JAKARTA - Wakil Koordinator Komisi untuk Orang Hilang dan Tindak Kekerasan (KontraS) Chris Biantoro mengatakan, revisi Undang-Undang Nomor 30 Tahun 2002 tentang Komisi Pemberantasan Korupsi (KPK) yang diinsiasi politisi Partai Demokrasi Indonesia Perjuangan (PDIP) Masinton Pasaribu sengaja dilakukan untuk merusak tatanan negara.
Bahkan, kata dia, KontraS telah mencium gelagat busuk dari partai besutan Megawati Soekarnoputri itu, di mana maksud di balik revisi tersebut adalah untuk melemahkan KPK. Bahkan, ditengarai hal tersebut sudah dirancang sejak lama.
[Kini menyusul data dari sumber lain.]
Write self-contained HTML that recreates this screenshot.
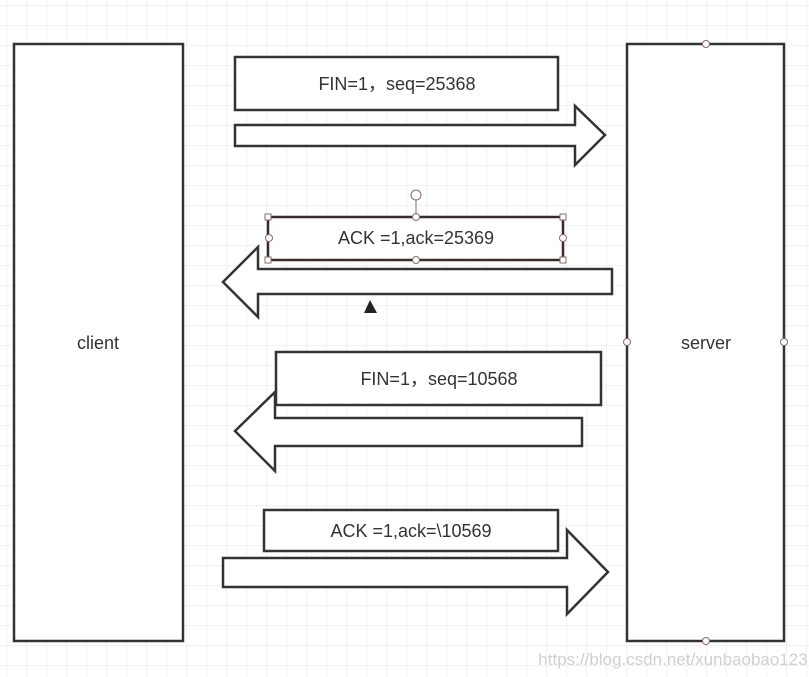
<!DOCTYPE html>
<html><head><meta charset="utf-8"><style>
html,body{margin:0;padding:0;background:#fff;}
body{width:809px;height:677px;overflow:hidden;}
svg{display:block;font-family:"Liberation Sans","Noto Sans CJK SC",sans-serif;}
</style></head><body>
<svg width="809" height="677" viewBox="0 0 809 677" xmlns="http://www.w3.org/2000/svg">
<defs><pattern id="g" x="6" y="5" width="20" height="20" patternUnits="userSpaceOnUse">
<path d="M0 0H20M0 0V20" stroke="#e6e6e6" stroke-width="1" fill="none"/></pattern></defs>
<rect width="809" height="677" fill="url(#g)"/>
<g stroke="#333" stroke-width="2.5" fill="#fff">
<rect x="14" y="44" width="169" height="597"/>
<rect x="627" y="44" width="157" height="597"/>
<rect x="235" y="57" width="323" height="53"/>
<polygon points="235,125 575,125 575,106 605,135 575,165 575,146 235,146"/>
<rect x="268" y="217" width="295" height="43" stroke="#3a2a2a"/>
<polygon points="612,269 258,269 258,247 223,282 258,317 258,294 612,294"/>
<polygon points="582,418 275,418 275,392 235,431 275,471 275,446 582,446"/>
<rect x="276" y="352" width="325" height="53"/>
<rect x="264" y="510" width="294" height="41"/>
<polygon points="223,558 567,558 567,530 608,572 567,614 567,587 223,587"/>
</g>
<g stroke="#8a6a6a" stroke-width="1" fill="#fff">
<line x1="416" y1="200" x2="416" y2="217"/>
<circle cx="416" cy="195" r="5"/>
<rect x="265" y="214" width="6" height="6"/><rect x="560" y="214" width="6" height="6"/>
<rect x="265" y="257" width="6" height="6"/><rect x="560" y="257" width="6" height="6"/>
<circle cx="416" cy="217" r="3.5"/><circle cx="416" cy="260" r="3.5"/>
<circle cx="269" cy="238" r="3.5"/><circle cx="563" cy="238" r="3.5"/>
<circle cx="706" cy="44" r="3.5"/><circle cx="706" cy="641" r="3.5"/>
<circle cx="627" cy="342" r="3.5"/><circle cx="784" cy="342" r="3.5"/>
</g>
<polygon points="370,300 364,313 377,313" fill="#222"/>
<g fill="#333" font-size="18" text-anchor="middle">
<text x="98" y="349">client</text>
<text x="706" y="349">server</text>
<text x="397" y="90">FIN=1，seq=25368</text>
<text x="416" y="244">ACK =1,ack=25369</text>
<text x="439" y="385">FIN=1，seq=10568</text>
<text x="411" y="537">ACK =1,ack=\10569</text>
</g>
<text x="673" y="665" fill="#d0d0d0" font-size="17" text-anchor="middle">https://blog.csdn.net/xunbaobao123</text>
</svg>
</body></html>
"Kami mencium aroma busuk pelemahan KPK sudah lama dilakukan PDIP. Terutama saat kriminalisasi terhadap para komisioner KPK," ujar Chris dalam diskusi "Menolak Ancaman `Pembunuhan` KPK", di Bakoel Koffie, Cikini, Jakarta Pusat, Senin (12/10/2015).
Chris menyebut sejarah telah mencatat saat putri Presiden Sokarno tersebut menjadi orang nomor satu di Indonesia di mana terjadi pristiwa pembunuhan aktivis HAM, Munir.
"Sepertinya ada kesengajaan dari PDIP untuk merusak tatanan negara. Saat peristiwa Munir di mana kala itu Hendropriyono juga diangkat jadi Kepala BIN oleh Presiden Megawati," kata Chris.
Chris menjelaskan, KontraS akan melakukan perlawanan terhadap upaya-upaya "pembunuhan" KPK yang akan dilakukan oleh pihak-pihak yang ingin melemahkan lembaga antirasuah tersebut.
Menurutnya, revisi tersebut ingin menjadikan KPK seperti lembaga Komnas HAM yang hanya dapat melakukan penyelidikan.
"Kita tidak mau KPK seperti Komnas HAM yang hanya lembaga penyelidikan. Karena revisi yang dilakukan nantinya akan meregulasi tentang penyadapan yang berpeluang besar dapat bocor," paparnya.
Seperti diketahui, Koalisi Bersih menyatakan penolakan terhadap revisi UU KPK lantaran membatasi umur KPK hanya sampai 12 tahun. Kedua, revisi tersebut juga mengurangi kewenangan KPK untuk melakukan penuntutan.
Selain itu, revisi UU KPK juga dianggap mempersempit ruang gerak KPK karena hanya menggarap kasus yang berpotensi merugikan negara di atas Rp50 miliar.
Kemudian, Koalisi Bersih juga menolak revisi UU KPK lantaran penyadapan dan penyitaan yang dilakukan KPK harus melalui izin ketua Pengadilan Negeri. Operasi tangkap tangan (OTT) juga dinilai mustahil dilakukan oleh lembaga antirasuah karena adanya revisi tersebut. (MSR)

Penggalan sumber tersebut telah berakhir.